# Chapter 9. Decision Analysis

[Link to chapter online](https://allendowney.github.io/ThinkBayes2/chap09.html)

## Warning

The content of this file may be incorrect, erroneous and/or harmful. Use it at Your own risk.

## Imports

In [None]:
include("./pmfAndCdf.jl")
include("./simplestat.jl")

In [None]:
import CairoMakie as Cmk
import CSV as Csv
import DataFrames as Dfs
import Distributions as Dsts
import KernelDensity as Kde
import Statistics as Stats

In [None]:
Num = Union{Int,Float64} # custom type

## The Price is Right Problem

*The Price is Right* - a gameshow.
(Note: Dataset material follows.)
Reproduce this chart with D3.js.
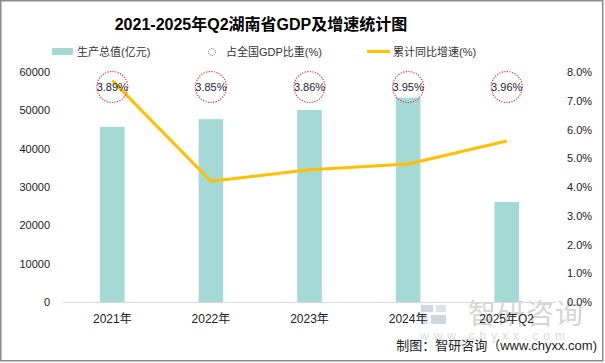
<!DOCTYPE html>
<html>
<head>
<meta charset="utf-8">
<script src="https://cdn.jsdelivr.net/npm/d3@7"></script>
<style>
  body { margin: 0; background: #fff; }
  svg { display: block; font-family: "Liberation Sans", "Noto Sans CJK SC", sans-serif; }
</style>
</head>
<body>
<div id="chart"></div>
<script>
// data
const categories = ["2021年", "2022年", "2023年", "2024年", "2025年Q2"];
const gdpValues = [45700, 47700, 50100, 53300, 26100];      // 生产总值(亿元)
const shareValues = [3.89, 3.85, 3.86, 3.95, 3.96];          // 占全国GDP比重(%)
const growthValues = [7.7, 4.2, 4.6, 4.8, 5.6];              // 累计同比增速(%)
const leftTicks = [0, 10000, 20000, 30000, 40000, 50000, 60000];
const rightTicks = [0, 1, 2, 3, 4, 5, 6, 7, 8];

const dimension = {
    width: 605,
    height: 363,
    plotLeft: 63,
    plotRight: 556,
    plotTop: 72,
    plotBottom: 302
}

const svg = d3.select("#chart").append("svg")
    .attr("width", dimension.width)
    .attr("height", dimension.height);

// outer frame
svg.append("rect")
    .attr("x", 0.75).attr("y", 0.75)
    .attr("width", 602).attr("height", 360)
    .attr("fill", "#fff")
    .attr("stroke", "#8c8c8c")
    .attr("stroke-width", 1.5);

// scales
const xScaler = d3.scaleBand()
    .domain(categories)
    .range([dimension.plotLeft, dimension.plotRight])
    .paddingInner(0.75)
    .paddingOuter(0.375);

const yLeft = d3.scaleLinear()
    .domain([0, 60000])
    .range([dimension.plotBottom, dimension.plotTop]);

const yRight = d3.scaleLinear()
    .domain([0, 8])
    .range([dimension.plotBottom, dimension.plotTop]);

// watermark (behind the marks)
const wm = svg.append("g").attr("opacity", 0.55);
wm.append("rect").attr("x", 421).attr("y", 305).attr("width", 12).attr("height", 7).attr("fill", "#aab6c8");
wm.append("rect").attr("x", 436).attr("y", 305).attr("width", 10).attr("height", 7).attr("fill", "#c3ccd8");
wm.append("rect").attr("x", 421).attr("y", 315).attr("width", 7).attr("height", 9).attr("fill", "#c3ccd8");
wm.append("rect").attr("x", 431).attr("y", 315).attr("width", 15).attr("height", 9).attr("fill", "#aab6c8");
wm.append("text")
    .attr("x", 526).attr("y", 324)
    .attr("text-anchor", "middle")
    .attr("font-size", 28)
    .attr("fill", "#b4b4b4")
    .attr("letter-spacing", 1)
    .text("智研咨询");
wm.append("text")
    .attr("x", 420).attr("y", 340)
    .attr("font-size", 12)
    .attr("fill", "#c0c0c0")
    .attr("textLength", 145)
    .attr("lengthAdjust", "spacing")
    .text("www.chyxx.com");

// title
svg.append("text")
    .attr("x", 261).attr("y", 30)
    .attr("text-anchor", "middle")
    .attr("font-size", 16)
    .attr("font-weight", "bold")
    .attr("fill", "#000")
    .text("2021-2025年Q2湖南省GDP及增速统计图");

// legend
const legend = svg.append("g").attr("font-size", 11).attr("fill", "#333");
legend.append("rect").attr("x", 52).attr("y", 48).attr("width", 21).attr("height", 7).attr("fill", "#a5d9d6");
legend.append("text").attr("x", 77).attr("y", 56).text("生产总值(亿元)");
legend.append("circle").attr("cx", 212).attr("cy", 52).attr("r", 3.5)
    .attr("fill", "none").attr("stroke", "#e0303a").attr("stroke-width", 1).attr("stroke-dasharray", "1,1.2");
legend.append("text").attr("x", 226).attr("y", 56).text("占全国GDP比重(%)");
legend.append("line").attr("x1", 367).attr("x2", 390).attr("y1", 51.5).attr("y2", 51.5)
    .attr("stroke", "#ffc000").attr("stroke-width", 3);
legend.append("text").attr("x", 393).attr("y", 56).text("累计同比增速(%)");

// axes
const leftAxis = d3.axisLeft(yLeft).tickValues(leftTicks).tickSize(0).tickPadding(0)
    .tickFormat(d3.format("d"));
const rightAxis = d3.axisRight(yRight).tickValues(rightTicks).tickSize(0).tickPadding(0)
    .tickFormat(d => d.toFixed(1) + "%");
const bottomAxis = d3.axisBottom(xScaler).tickSize(0).tickPadding(0);

const gl = svg.append("g").attr("transform", "translate(50,0)").call(leftAxis);
const gr = svg.append("g").attr("transform", "translate(567,0)").call(rightAxis);
const gb = svg.append("g").attr("transform", `translate(0,${dimension.plotBottom})`).call(bottomAxis);

[gl, gr, gb].forEach(g => {
    g.select(".domain").remove();
    g.selectAll("text")
        .attr("font-family", "\"Liberation Sans\", \"Noto Sans CJK SC\", sans-serif")
        .attr("fill", "#222");
});
gl.selectAll("text").attr("font-size", 11);
gr.selectAll("text").attr("font-size", 11);
gb.selectAll("text").attr("font-size", 12).attr("dy", "1.75em");

// baseline
svg.append("line")
    .attr("x1", dimension.plotLeft).attr("x2", dimension.plotRight)
    .attr("y1", dimension.plotBottom + 0.5).attr("y2", dimension.plotBottom + 0.5)
    .attr("stroke", "#d9d9d9").attr("stroke-width", 1);

// bars
svg.append("g").selectAll("rect")
    .data(gdpValues)
    .join("rect")
    .attr("x", (d, i) => xScaler(categories[i]))
    .attr("y", d => yLeft(d))
    .attr("width", xScaler.bandwidth())
    .attr("height", d => yLeft(0) - yLeft(d))
    .attr("fill", "#a5d9d6");

// growth line
const lineGen = d3.line()
    .x((d, i) => xScaler(categories[i]) + xScaler.bandwidth() / 2)
    .y(d => yRight(d));

svg.append("path")
    .datum(growthValues)
    .attr("d", lineGen)
    .attr("fill", "none")
    .attr("stroke", "#ffc000")
    .attr("stroke-width", 3)
    .attr("stroke-linejoin", "round");

// share bubbles with labels
const share = svg.append("g");
share.selectAll("circle")
    .data(shareValues)
    .join("circle")
    .attr("cx", (d, i) => xScaler(categories[i]) + xScaler.bandwidth() / 2)
    .attr("cy", 87)
    .attr("r", 15.5)
    .attr("fill", "none")
    .attr("stroke", "#e0303a")
    .attr("stroke-width", 1.2)
    .attr("stroke-dasharray", "1.2,1.4");
share.selectAll("text")
    .data(shareValues)
    .join("text")
    .attr("x", (d, i) => xScaler(categories[i]) + xScaler.bandwidth() / 2)
    .attr("y", 91)
    .attr("text-anchor", "middle")
    .attr("font-size", 11)
    .attr("fill", "#1a2233")
    .text(d => d.toFixed(2) + "%");

// source
svg.append("text")
    .attr("x", 597).attr("y", 350)
    .attr("text-anchor", "end")
    .attr("font-size", 13)
    .attr("fill", "#222")
    .text("制图：智研咨询（www.chyxx.com)");
</script>
</body>
</html>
The objective is to guess the price of a collection of prizes.
The contestant who comes closest to the actual price, without going over, wins the prizes.

One of the episodes, two contestants (N and L):
- N Prize: dishwasher, wine cabinet, laptop, car.
- L Prize: pinball machine, video arcade game, pool table, cruise of the Bahamas

Bids:
- N: $26'000 (real price: $25'347, diff: $653)
- L: $21'500 (real price: $21'578, diff: $78)

L wins her showcase, and due to smaller diffs also N showcase.

Several questions for a Bayesian thinker.

1. Before seeing the prizes, what prior beliefs should the contestants have about the price of the showcase?
2. After seeing the prizes, how should the contestants update those beliefs?
3. Based on the posterior distribution, what should the contestants bid?

Problem inspired by Cameron Davidson-Pilon's [book](https://dataorigami.net/Probabilistic-Programming-and-Bayesian-Methods-for-Hackers/).

## The Prior

To choose the prior distribution we can use the track of previous prices.
See [the book repo.](https://github.com/AllenDowney/ThinkBayes2/tree/master/data)

In [None]:
function read_data(filename::String):: Dfs.DataFrame
    df = Csv.read(filename, Dfs.DataFrame; header=false, skipto=4) 
    df = Dfs.dropmissing(df)
    df = Dfs.permutedims(df, 1)
    df[!, 2:end]
end

In [None]:
df2011 = read_data("./showcases2011.csv")
df2012 = read_data("./showcases2012.csv")
df = vcat(df2011, df2012)
first(df, 3)

The first two columns, `Showcase 1` and `Showcase 2`, are the values of the
showcases in dollars. The next two columns are the bids the contestants made.
The last two columns are the differences between the actual values and the bids.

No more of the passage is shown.